To do >> Return, without pictures, the lines from the start of the data through the one that contains "from matplotlib.patches import Circle".

Collected material >>
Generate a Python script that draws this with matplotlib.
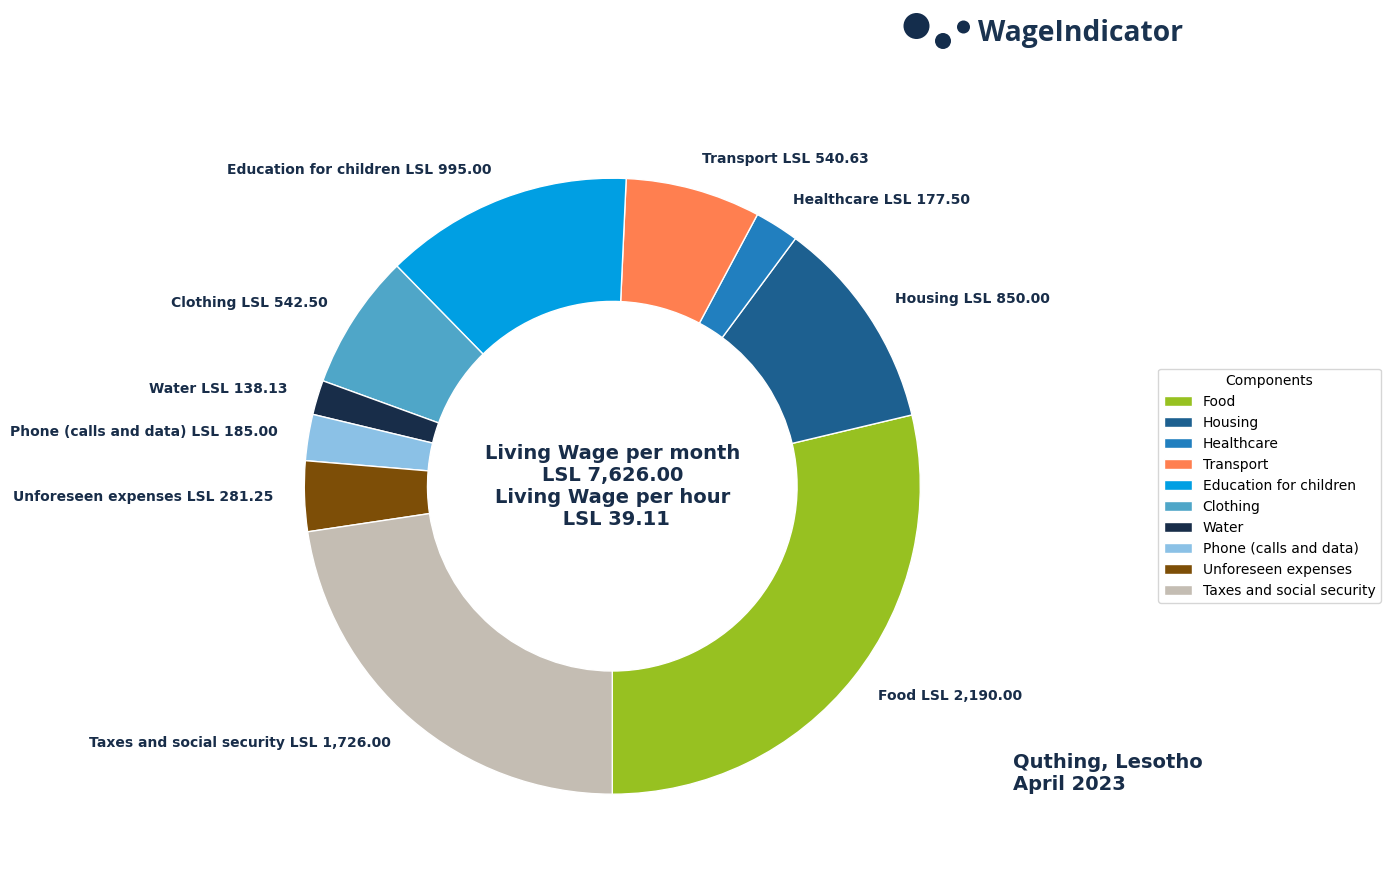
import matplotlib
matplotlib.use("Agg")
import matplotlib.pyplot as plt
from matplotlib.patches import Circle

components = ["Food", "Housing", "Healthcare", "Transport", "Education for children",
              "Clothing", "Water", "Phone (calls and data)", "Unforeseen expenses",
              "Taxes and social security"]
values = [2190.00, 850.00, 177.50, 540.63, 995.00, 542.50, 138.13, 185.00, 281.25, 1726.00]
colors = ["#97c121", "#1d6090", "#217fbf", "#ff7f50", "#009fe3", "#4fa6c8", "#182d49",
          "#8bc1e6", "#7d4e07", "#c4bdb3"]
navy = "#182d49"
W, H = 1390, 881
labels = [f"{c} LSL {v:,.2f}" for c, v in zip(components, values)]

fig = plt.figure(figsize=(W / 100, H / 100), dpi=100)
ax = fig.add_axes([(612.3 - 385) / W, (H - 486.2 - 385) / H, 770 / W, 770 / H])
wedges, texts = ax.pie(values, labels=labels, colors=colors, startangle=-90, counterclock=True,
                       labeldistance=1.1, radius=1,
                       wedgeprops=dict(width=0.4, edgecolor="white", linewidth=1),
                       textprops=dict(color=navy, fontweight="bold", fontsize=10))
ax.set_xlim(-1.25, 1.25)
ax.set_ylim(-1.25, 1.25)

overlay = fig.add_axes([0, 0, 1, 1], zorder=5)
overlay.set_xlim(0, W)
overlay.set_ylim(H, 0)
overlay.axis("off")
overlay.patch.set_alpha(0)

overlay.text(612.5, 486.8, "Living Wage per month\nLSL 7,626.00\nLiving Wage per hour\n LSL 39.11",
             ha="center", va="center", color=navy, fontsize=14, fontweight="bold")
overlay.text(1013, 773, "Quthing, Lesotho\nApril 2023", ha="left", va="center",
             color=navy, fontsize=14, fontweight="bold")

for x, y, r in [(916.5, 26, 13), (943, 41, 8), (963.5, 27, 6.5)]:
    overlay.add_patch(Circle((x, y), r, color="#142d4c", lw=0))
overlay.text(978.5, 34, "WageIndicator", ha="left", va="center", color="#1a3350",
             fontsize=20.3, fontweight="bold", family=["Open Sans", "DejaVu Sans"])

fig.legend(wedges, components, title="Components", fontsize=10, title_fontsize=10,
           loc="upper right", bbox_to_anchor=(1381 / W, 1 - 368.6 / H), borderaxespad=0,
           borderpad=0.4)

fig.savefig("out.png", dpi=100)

Exercise output >>
Generate a Python script that draws this with matplotlib.
import matplotlib
matplotlib.use("Agg")
import matplotlib.pyplot as plt
from matplotlib.patches import Circle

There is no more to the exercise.